→ Given task
Going through the material below, please gather all lines with the word "this" in them.

→ Listing
- - -

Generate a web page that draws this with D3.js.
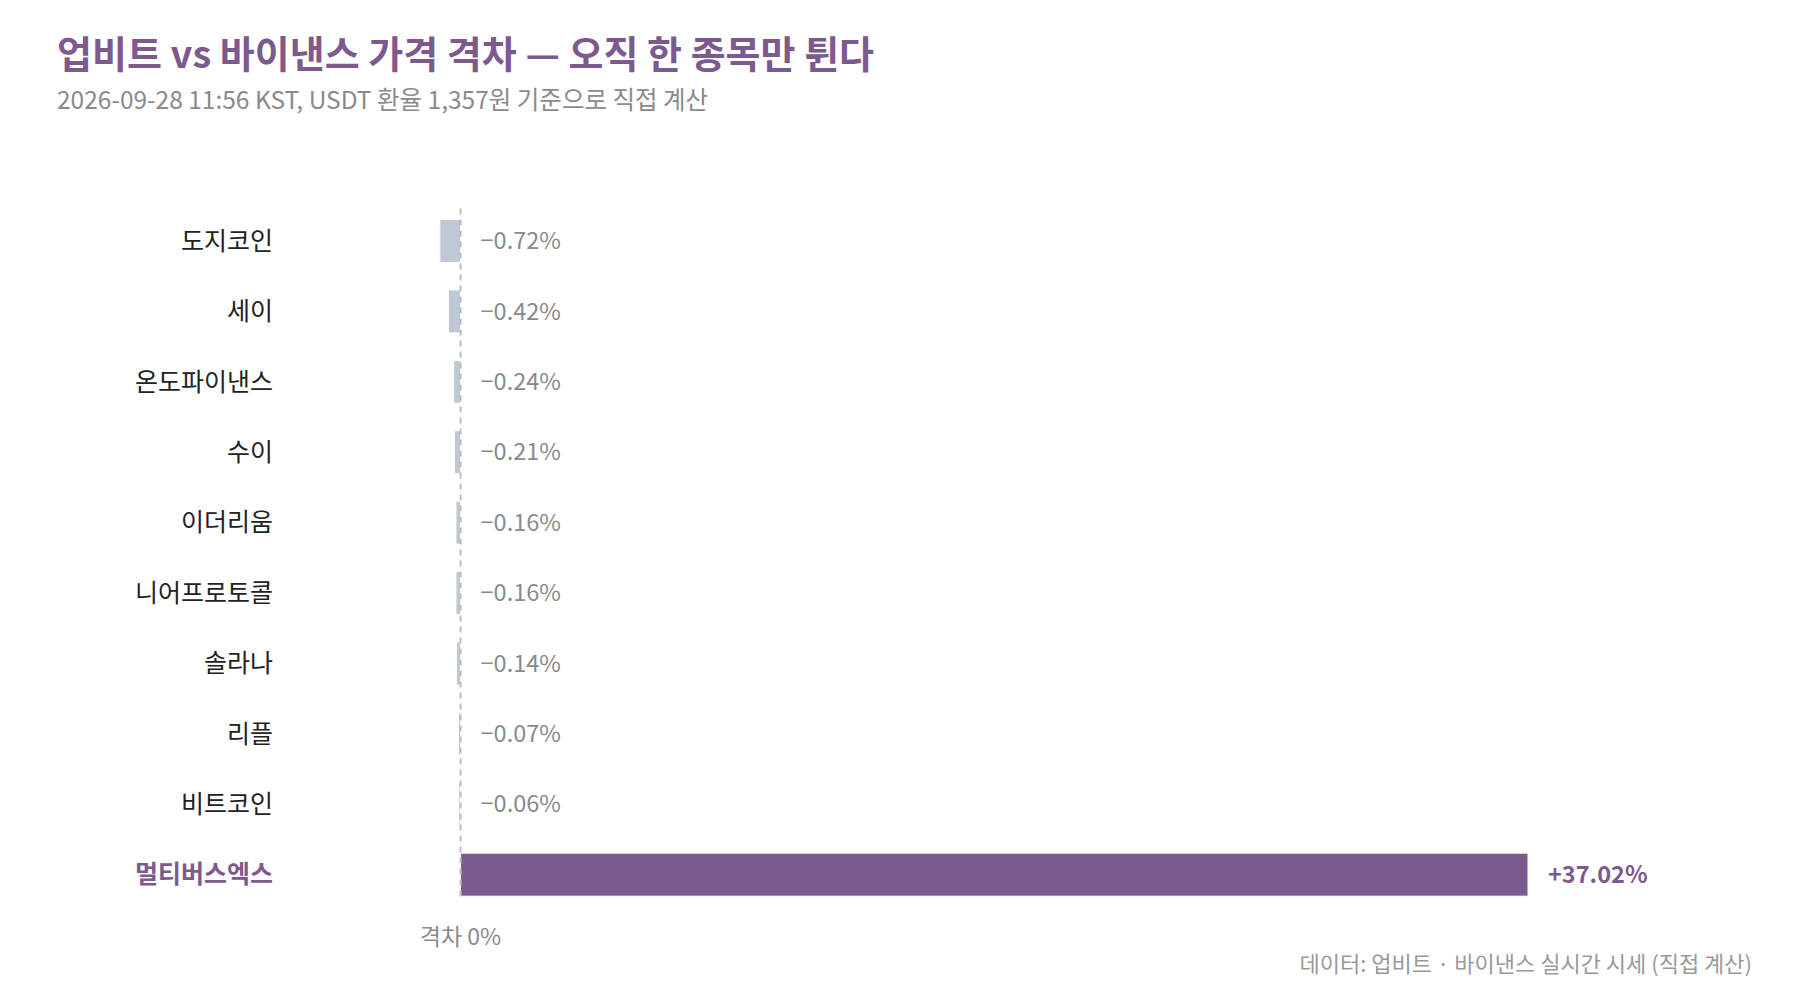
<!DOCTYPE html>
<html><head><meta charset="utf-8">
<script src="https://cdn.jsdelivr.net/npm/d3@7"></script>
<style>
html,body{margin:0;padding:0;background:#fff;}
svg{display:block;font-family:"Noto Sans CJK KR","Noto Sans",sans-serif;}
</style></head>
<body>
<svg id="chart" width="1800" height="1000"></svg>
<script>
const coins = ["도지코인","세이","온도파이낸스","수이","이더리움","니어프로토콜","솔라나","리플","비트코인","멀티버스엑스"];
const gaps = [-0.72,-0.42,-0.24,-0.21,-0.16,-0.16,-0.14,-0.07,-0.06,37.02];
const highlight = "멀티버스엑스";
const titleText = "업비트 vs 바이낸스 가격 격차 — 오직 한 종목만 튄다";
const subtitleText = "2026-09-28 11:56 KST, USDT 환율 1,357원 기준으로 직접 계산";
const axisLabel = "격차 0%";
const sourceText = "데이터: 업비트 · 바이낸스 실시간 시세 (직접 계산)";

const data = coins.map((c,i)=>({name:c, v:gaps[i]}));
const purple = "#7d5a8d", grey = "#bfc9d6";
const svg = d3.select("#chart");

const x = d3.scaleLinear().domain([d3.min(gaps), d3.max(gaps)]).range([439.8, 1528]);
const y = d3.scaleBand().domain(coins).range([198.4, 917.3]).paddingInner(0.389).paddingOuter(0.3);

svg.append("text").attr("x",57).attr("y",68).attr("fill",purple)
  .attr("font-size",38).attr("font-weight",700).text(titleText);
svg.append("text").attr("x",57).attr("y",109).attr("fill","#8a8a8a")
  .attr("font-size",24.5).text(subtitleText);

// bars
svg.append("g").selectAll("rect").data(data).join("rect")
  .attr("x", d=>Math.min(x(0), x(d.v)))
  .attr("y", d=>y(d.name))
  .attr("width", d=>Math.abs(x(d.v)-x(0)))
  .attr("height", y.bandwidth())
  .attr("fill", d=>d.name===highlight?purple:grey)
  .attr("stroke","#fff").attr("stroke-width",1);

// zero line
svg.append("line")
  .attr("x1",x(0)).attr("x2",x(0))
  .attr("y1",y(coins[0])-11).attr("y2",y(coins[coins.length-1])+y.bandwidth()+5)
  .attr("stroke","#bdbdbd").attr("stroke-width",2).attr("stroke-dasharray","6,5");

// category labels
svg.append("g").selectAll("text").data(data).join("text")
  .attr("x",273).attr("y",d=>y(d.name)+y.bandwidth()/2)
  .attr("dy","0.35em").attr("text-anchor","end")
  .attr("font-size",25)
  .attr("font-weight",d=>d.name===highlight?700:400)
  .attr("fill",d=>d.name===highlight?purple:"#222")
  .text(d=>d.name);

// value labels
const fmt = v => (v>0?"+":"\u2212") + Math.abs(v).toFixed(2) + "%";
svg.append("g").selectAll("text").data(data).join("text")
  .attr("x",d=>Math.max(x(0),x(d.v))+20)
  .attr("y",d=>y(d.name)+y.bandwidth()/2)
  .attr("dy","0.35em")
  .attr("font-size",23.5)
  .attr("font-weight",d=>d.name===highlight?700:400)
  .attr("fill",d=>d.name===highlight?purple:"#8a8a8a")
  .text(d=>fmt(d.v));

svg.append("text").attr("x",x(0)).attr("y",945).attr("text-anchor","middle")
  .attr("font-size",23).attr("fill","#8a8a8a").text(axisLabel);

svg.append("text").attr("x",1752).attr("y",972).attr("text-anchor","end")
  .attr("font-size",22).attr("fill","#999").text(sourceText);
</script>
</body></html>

- - -

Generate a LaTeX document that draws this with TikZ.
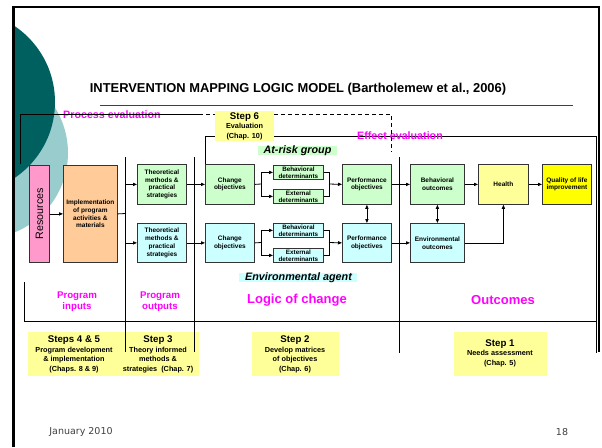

- - -

→ Full output
Generate a web page that draws this with D3.js.
Generate a LaTeX document that draws this with TikZ.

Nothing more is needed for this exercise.